2. Structure Design and Materials

• Weight: You want to make your robot as lightweight as possible to minimise launch costs (generally costing + $1 M).

  
  

• Material: While Earth robots use steel, aluminium, and composites, space robots are made from titanium, radiation-hardened electronics, and specialised coatings to withstand harsh conditions. Material choice also considers safe de-integration at the end of the robot's life when re-entering Earth’s atmosphere to reduce space debris and environmental impact.

  
  

• Power: Earth robots generally rely on stable power sources, while in space, robots rely on solar panels which is limited (as they are sometimes in shades for long period of times). To date, satellites are also not usually made to deliver the required power for a robot to operate autonomously. Space robots have to prioritise energy usage optimisation to maximise operation tie. For example, CANADRAM-2 can’t even lift itself on Earth gravity as they are designed with low power motors.

Image credit: ESA

3. Mobility and Navigation

Earth robots often move on wheels, tracks, or legs, and rely on GPS. In space, robots use onboard sensors and advanced algorithms for precise navigation in three-dimensional space.

4. Communication Systems

Earth robots can communicate via stable, high-bandwidth networks or cables with low latency. Space robots face communication delays - it takes 2-3 seconds to reach the ISS and 13-22 minutes to Mars. If you robot is in LEO, you have a 10 - 15 minutes every 90 - 120 minutes window to communicate with it.
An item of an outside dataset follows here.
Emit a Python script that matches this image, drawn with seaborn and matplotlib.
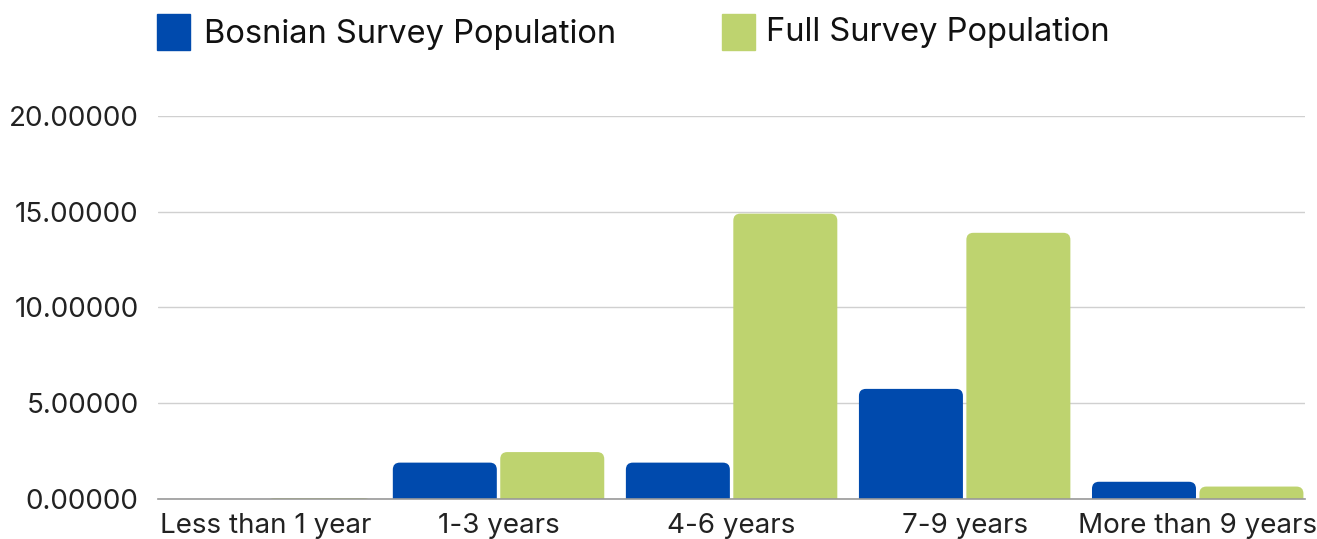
import numpy as np
import pandas as pd
import seaborn as sns
import matplotlib.pyplot as plt
from matplotlib.patches import FancyBboxPatch

# values
categories = ['Less than 1 year', '1-3 years', '4-6 years', '7-9 years', 'More than 9 years']
bosnian = [0.0, 1.9, 1.9, 5.75, 0.9]
full = [0.05, 2.45, 14.9, 13.9, 0.65]
series = ['Bosnian Survey Population', 'Full Survey Population']
colors = ['#004AAD', '#BED36F']

df = pd.DataFrame({
    'category': categories * 2,
    'value': bosnian + full,
    'series': [series[0]] * len(categories) + [series[1]] * len(categories),
})

sns.set_theme(style='white')
plt.rcParams['font.family'] = ['Inter', 'DejaVu Sans']

fig = plt.figure(figsize=(13.17, 5.39), dpi=100)
ax = fig.add_axes([0.12, 0.0742, 0.871, 0.7106])

bw = 0.922
sns.barplot(data=df, x='category', y='value', hue='series', palette=colors,
            width=bw, gap=0.032, ax=ax, legend=False, saturation=1)

ax.set_xlim(-bw / 2, len(categories) - 1 + bw / 2)
ax.set_ylim(0, 20)
ax.set_yticks([0, 5, 10, 15, 20])
ax.set_yticklabels([f'{v:.5f}' for v in [0, 5, 10, 15, 20]])
ax.yaxis.grid(True, color='#d0d0d0', linewidth=1)
ax.set_axisbelow(True)
ax.set_xlabel('')
ax.set_ylabel('')
for s in ['left', 'right', 'top']:
    ax.spines[s].set_visible(False)
ax.spines['bottom'].set_color('#999999')
ax.spines['bottom'].set_linewidth(1.2)
ax.spines['bottom'].set_zorder(5)
ax.tick_params(axis='both', length=0, labelsize=20, colors='#222222')
ax.tick_params(axis='y', pad=14)
ax.tick_params(axis='x', pad=10)

# rounded tops on the bars
fig.canvas.draw()
xpp = (ax.get_xlim()[1] - ax.get_xlim()[0]) / ax.get_window_extent().width
ypp = 20 / ax.get_window_extent().height
rad = 7 * xpp
for p in list(ax.patches):
    x, w, h = p.get_x(), p.get_width(), p.get_height()
    fc = p.get_facecolor()
    p.remove()
    if h <= 0:
        continue
    ax.add_patch(FancyBboxPatch((x, -2), w, h + 2,
                                boxstyle=f'round,pad=0,rounding_size={rad}',
                                mutation_aspect=ypp / xpp, facecolor=fc,
                                edgecolor='none', zorder=3))

# legend
fig.patches.append(plt.Rectangle((157 / 1317, 1 - 50 / 539), 33 / 1317, 36 / 539,
                                 transform=fig.transFigure, color=colors[0]))
fig.text(204 / 1317, 1 - 35 / 539, series[0], fontsize=23.5, va='center', color='#111111')
fig.patches.append(plt.Rectangle((722 / 1317, 1 - 50 / 539), 33 / 1317, 36 / 539,
                                 transform=fig.transFigure, color=colors[1]))
fig.text(766 / 1317, 1 - 32 / 539, series[1], fontsize=23.5, va='center', color='#111111')

fig.savefig('out.png', dpi=100)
This makes autonomy crucial for space robots.

Image credit: Haidegger 2008

Key Similarities

Dispite the differences cited above, Earth and Space robots share fundamental aspects that drive their performance and adaptability.

1. Similarities with Nuclear and Deep-Sea Robots

Robots from nuclear and deep-sea industries face extreme operational challenges like space robots, including:

• remote control needs

• autonomy

• latency

• radiation resistance (nuclear)

• specific control algorithms needed (deep sea)

• darkness (deep-sea)

They share a focus on resilience, autonomy, and specialised materials to function where direct human access is impossible.

Image credit: Culham Centre for Fusion Energy, UK

2. Autonomy and Decision-Making Capabilities

Both Earth and space robots use AI and machine learning for object detection, obstacle avoidance, and decision-making to perform tasks independently.

3. Precision and Manipulation Skills

Industrial robots on Earth assemble electronics with sub-millimeter accuracy, while space robotic arms repair satellites or capture free-flying objects.

4. Safety and Redundancy

Safety is key in both environments. Earth robots include safety features for operators, while space robots use redundancy to prevent mission failure due to repair challenges.

Future Developments

Technological advancements are making Earth and space robots more interconnected. Developments in AI for Mars rovers influence autonomous vehicles on Earth, and innovations for space robots help improve Earth-based robots in extreme conditions.

As the space economy grows, robotics in space will continue to evolve, driving innovations in AI, machine learning, and materials science, transforming operations on Earth as well.